Given request
With the pictures left out, copy the listing below exactly.

Supplied information
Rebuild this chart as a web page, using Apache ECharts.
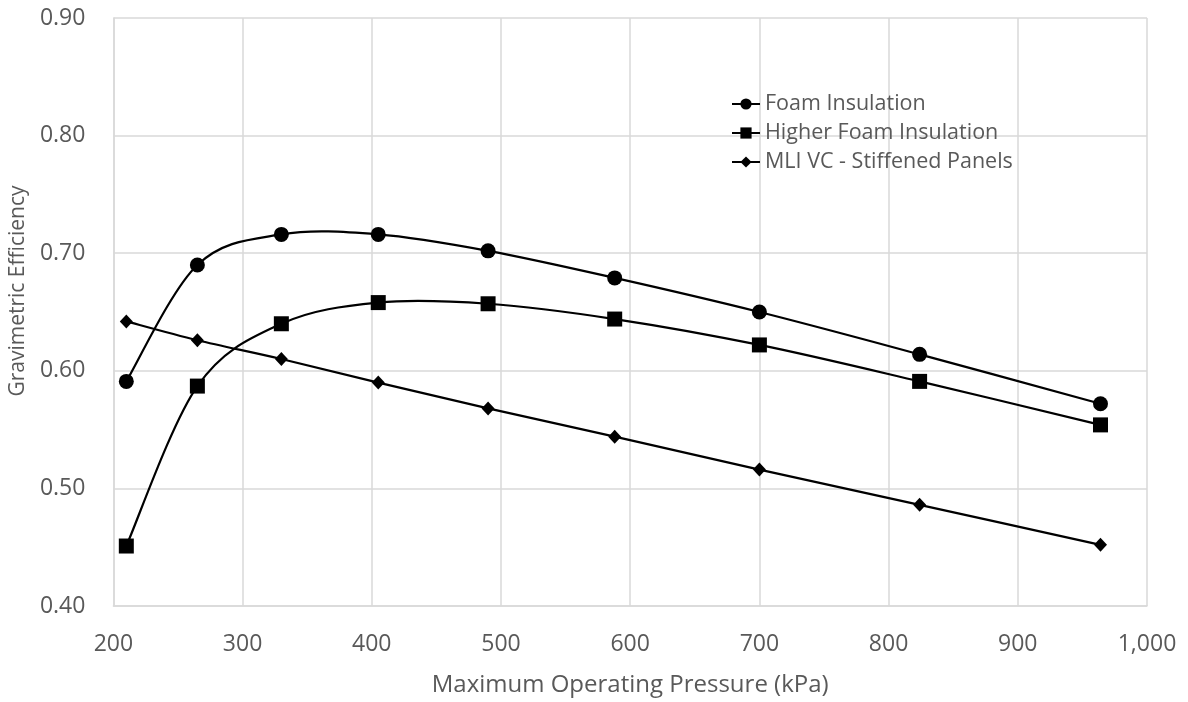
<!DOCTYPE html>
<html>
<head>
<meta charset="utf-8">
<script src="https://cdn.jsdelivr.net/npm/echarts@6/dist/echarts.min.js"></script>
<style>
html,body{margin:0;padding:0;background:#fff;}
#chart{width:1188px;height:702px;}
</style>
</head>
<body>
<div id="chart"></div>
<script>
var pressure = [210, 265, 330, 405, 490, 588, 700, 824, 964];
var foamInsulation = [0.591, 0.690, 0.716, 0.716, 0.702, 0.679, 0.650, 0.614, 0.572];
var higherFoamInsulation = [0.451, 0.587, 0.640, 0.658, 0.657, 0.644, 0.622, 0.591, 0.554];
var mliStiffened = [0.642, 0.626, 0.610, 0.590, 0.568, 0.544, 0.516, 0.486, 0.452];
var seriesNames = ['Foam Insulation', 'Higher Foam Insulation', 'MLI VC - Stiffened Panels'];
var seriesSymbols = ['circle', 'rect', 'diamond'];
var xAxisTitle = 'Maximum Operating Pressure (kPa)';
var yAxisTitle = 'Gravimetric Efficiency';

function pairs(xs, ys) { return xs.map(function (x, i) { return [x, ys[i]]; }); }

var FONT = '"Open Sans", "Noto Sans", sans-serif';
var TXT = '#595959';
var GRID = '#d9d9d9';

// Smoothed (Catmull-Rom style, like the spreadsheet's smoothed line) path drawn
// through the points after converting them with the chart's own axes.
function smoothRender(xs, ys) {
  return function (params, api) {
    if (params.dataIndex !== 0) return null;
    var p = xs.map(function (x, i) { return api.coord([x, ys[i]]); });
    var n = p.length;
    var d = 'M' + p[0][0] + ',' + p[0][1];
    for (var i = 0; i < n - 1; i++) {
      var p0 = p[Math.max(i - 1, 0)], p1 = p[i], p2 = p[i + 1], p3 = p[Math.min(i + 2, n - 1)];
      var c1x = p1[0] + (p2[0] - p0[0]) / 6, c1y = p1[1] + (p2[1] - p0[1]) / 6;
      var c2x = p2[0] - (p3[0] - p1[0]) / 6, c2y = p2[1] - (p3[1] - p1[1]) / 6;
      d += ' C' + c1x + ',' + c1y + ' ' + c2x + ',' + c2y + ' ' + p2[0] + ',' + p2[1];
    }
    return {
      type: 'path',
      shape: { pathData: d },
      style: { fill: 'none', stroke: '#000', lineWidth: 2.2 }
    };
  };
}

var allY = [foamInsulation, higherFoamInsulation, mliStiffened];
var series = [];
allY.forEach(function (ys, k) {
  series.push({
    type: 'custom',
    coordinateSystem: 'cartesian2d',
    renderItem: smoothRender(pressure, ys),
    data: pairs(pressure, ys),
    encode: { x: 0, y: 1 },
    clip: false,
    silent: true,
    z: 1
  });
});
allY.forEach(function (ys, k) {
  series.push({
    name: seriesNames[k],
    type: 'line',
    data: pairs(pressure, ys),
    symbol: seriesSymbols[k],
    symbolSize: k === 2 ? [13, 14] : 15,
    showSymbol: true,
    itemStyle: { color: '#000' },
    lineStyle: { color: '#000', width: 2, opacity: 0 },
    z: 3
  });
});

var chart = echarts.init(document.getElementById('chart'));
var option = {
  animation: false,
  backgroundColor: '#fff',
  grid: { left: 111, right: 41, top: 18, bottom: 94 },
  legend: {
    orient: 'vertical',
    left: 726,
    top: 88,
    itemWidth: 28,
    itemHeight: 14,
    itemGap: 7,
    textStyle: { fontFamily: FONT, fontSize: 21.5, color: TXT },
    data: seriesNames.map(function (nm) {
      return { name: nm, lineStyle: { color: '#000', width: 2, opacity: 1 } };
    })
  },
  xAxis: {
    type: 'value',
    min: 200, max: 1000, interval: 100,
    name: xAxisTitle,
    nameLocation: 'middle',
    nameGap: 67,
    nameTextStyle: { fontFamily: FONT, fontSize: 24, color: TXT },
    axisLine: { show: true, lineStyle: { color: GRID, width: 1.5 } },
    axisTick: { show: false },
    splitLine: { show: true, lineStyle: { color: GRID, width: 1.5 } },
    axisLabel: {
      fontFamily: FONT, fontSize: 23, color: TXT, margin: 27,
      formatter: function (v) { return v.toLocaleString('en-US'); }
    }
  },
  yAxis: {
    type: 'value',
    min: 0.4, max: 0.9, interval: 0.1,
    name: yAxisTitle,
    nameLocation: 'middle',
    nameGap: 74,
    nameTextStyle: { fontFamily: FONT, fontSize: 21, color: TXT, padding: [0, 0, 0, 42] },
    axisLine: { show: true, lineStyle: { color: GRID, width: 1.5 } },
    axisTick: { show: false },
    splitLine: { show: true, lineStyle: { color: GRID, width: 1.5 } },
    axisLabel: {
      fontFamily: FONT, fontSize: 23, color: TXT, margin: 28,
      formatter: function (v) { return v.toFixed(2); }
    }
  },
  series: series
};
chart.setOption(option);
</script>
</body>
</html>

Reply
Rebuild this chart as a web page, using Apache ECharts.
<!DOCTYPE html>
<html>
<head>
<meta charset="utf-8">
<script src="https://cdn.jsdelivr.net/npm/echarts@6/dist/echarts.min.js"></script>
<style>
html,body{margin:0;padding:0;background:#fff;}
#chart{width:1188px;height:702px;}
</style>
</head>
<body>
<div id="chart"></div>
<script>
var pressure = [210, 265, 330, 405, 490, 588, 700, 824, 964];
var foamInsulation = [0.591, 0.690, 0.716, 0.716, 0.702, 0.679, 0.650, 0.614, 0.572];
var higherFoamInsulation = [0.451, 0.587, 0.640, 0.658, 0.657, 0.644, 0.622, 0.591, 0.554];
var mliStiffened = [0.642, 0.626, 0.610, 0.590, 0.568, 0.544, 0.516, 0.486, 0.452];
var seriesNames = ['Foam Insulation', 'Higher Foam Insulation', 'MLI VC - Stiffened Panels'];
var seriesSymbols = ['circle', 'rect', 'diamond'];
var xAxisTitle = 'Maximum Operating Pressure (kPa)';
var yAxisTitle = 'Gravimetric Efficiency';

function pairs(xs, ys) { return xs.map(function (x, i) { return [x, ys[i]]; }); }

var FONT = '"Open Sans", "Noto Sans", sans-serif';
var TXT = '#595959';
var GRID = '#d9d9d9';

// Smoothed (Catmull-Rom style, like the spreadsheet's smoothed line) path drawn
// through the points after converting them with the chart's own axes.
function smoothRender(xs, ys) {
  return function (params, api) {
    if (params.dataIndex !== 0) return null;
    var p = xs.map(function (x, i) { return api.coord([x, ys[i]]); });
    var n = p.length;
    var d = 'M' + p[0][0] + ',' + p[0][1];
    for (var i = 0; i < n - 1; i++) {
      var p0 = p[Math.max(i - 1, 0)], p1 = p[i], p2 = p[i + 1], p3 = p[Math.min(i + 2, n - 1)];
      var c1x = p1[0] + (p2[0] - p0[0]) / 6, c1y = p1[1] + (p2[1] - p0[1]) / 6;
      var c2x = p2[0] - (p3[0] - p1[0]) / 6, c2y = p2[1] - (p3[1] - p1[1]) / 6;
      d += ' C' + c1x + ',' + c1y + ' ' + c2x + ',' + c2y + ' ' + p2[0] + ',' + p2[1];
    }
    return {
      type: 'path',
      shape: { pathData: d },
      style: { fill: 'none', stroke: '#000', lineWidth: 2.2 }
    };
  };
}

var allY = [foamInsulation, higherFoamInsulation, mliStiffened];
var series = [];
allY.forEach(function (ys, k) {
  series.push({
    type: 'custom',
    coordinateSystem: 'cartesian2d',
    renderItem: smoothRender(pressure, ys),
    data: pairs(pressure, ys),
    encode: { x: 0, y: 1 },
    clip: false,
    silent: true,
    z: 1
  });
});
allY.forEach(function (ys, k) {
  series.push({
    name: seriesNames[k],
    type: 'line',
    data: pairs(pressure, ys),
    symbol: seriesSymbols[k],
    symbolSize: k === 2 ? [13, 14] : 15,
    showSymbol: true,
    itemStyle: { color: '#000' },
    lineStyle: { color: '#000', width: 2, opacity: 0 },
    z: 3
  });
});

var chart = echarts.init(document.getElementById('chart'));
var option = {
  animation: false,
  backgroundColor: '#fff',
  grid: { left: 111, right: 41, top: 18, bottom: 94 },
  legend: {
    orient: 'vertical',
    left: 726,
    top: 88,
    itemWidth: 28,
    itemHeight: 14,
    itemGap: 7,
    textStyle: { fontFamily: FONT, fontSize: 21.5, color: TXT },
    data: seriesNames.map(function (nm) {
      return { name: nm, lineStyle: { color: '#000', width: 2, opacity: 1 } };
    })
  },
  xAxis: {
    type: 'value',
    min: 200, max: 1000, interval: 100,
    name: xAxisTitle,
    nameLocation: 'middle',
    nameGap: 67,
    nameTextStyle: { fontFamily: FONT, fontSize: 24, color: TXT },
    axisLine: { show: true, lineStyle: { color: GRID, width: 1.5 } },
    axisTick: { show: false },
    splitLine: { show: true, lineStyle: { color: GRID, width: 1.5 } },
    axisLabel: {
      fontFamily: FONT, fontSize: 23, color: TXT, margin: 27,
      formatter: function (v) { return v.toLocaleString('en-US'); }
    }
  },
  yAxis: {
    type: 'value',
    min: 0.4, max: 0.9, interval: 0.1,
    name: yAxisTitle,
    nameLocation: 'middle',
    nameGap: 74,
    nameTextStyle: { fontFamily: FONT, fontSize: 21, color: TXT, padding: [0, 0, 0, 42] },
    axisLine: { show: true, lineStyle: { color: GRID, width: 1.5 } },
    axisTick: { show: false },
    splitLine: { show: true, lineStyle: { color: GRID, width: 1.5 } },
    axisLabel: {
      fontFamily: FONT, fontSize: 23, color: TXT, margin: 28,
      formatter: function (v) { return v.toFixed(2); }
    }
  },
  series: series
};
chart.setOption(option);
</script>
</body>
</html>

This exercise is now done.